WHAT IS REQUIRED: Starting from the top of the material, restate each line exactly until the line that contains "import * as", which is also copied. Pictures are excluded.

RAW DATA:
+ + + + +

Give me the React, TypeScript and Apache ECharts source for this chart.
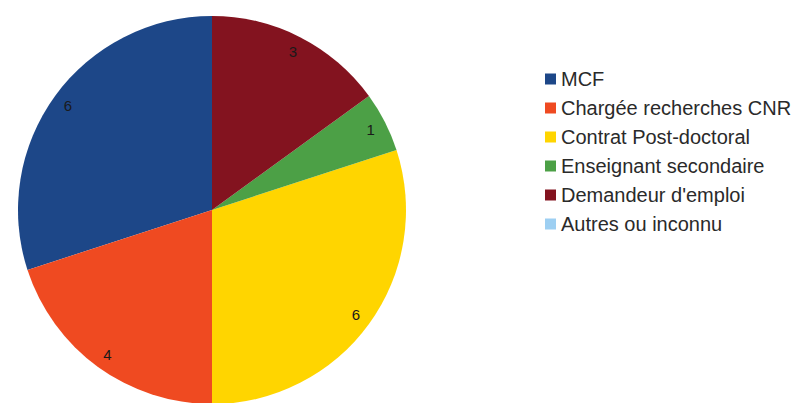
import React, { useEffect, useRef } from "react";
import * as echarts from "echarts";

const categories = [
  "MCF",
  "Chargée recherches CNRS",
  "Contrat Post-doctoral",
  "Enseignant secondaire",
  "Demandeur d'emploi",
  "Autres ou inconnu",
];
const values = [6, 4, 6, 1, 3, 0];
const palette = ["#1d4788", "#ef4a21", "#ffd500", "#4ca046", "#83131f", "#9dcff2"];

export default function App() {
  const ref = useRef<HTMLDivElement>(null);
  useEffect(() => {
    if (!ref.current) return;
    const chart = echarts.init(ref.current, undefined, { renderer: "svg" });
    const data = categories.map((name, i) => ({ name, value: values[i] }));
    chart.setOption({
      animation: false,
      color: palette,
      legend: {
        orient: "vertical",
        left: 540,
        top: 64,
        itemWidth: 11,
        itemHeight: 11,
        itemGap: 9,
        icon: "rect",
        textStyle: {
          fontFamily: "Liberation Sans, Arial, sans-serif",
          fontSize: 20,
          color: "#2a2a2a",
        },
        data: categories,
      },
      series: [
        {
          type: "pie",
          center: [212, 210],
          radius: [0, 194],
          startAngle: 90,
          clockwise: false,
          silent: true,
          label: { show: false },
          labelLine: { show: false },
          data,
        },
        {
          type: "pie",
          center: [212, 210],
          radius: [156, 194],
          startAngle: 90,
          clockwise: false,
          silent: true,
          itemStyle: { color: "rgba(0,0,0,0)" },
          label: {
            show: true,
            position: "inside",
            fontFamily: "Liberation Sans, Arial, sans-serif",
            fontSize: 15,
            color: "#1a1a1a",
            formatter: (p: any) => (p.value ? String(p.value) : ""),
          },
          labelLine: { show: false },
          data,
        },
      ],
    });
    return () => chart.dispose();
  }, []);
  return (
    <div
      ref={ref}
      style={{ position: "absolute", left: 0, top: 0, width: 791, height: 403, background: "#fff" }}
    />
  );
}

+ + + + +

WRITTEN SOLUTION:
Give me the React, TypeScript and Apache ECharts source for this chart.
import React, { useEffect, useRef } from "react";
import * as echarts from "echarts";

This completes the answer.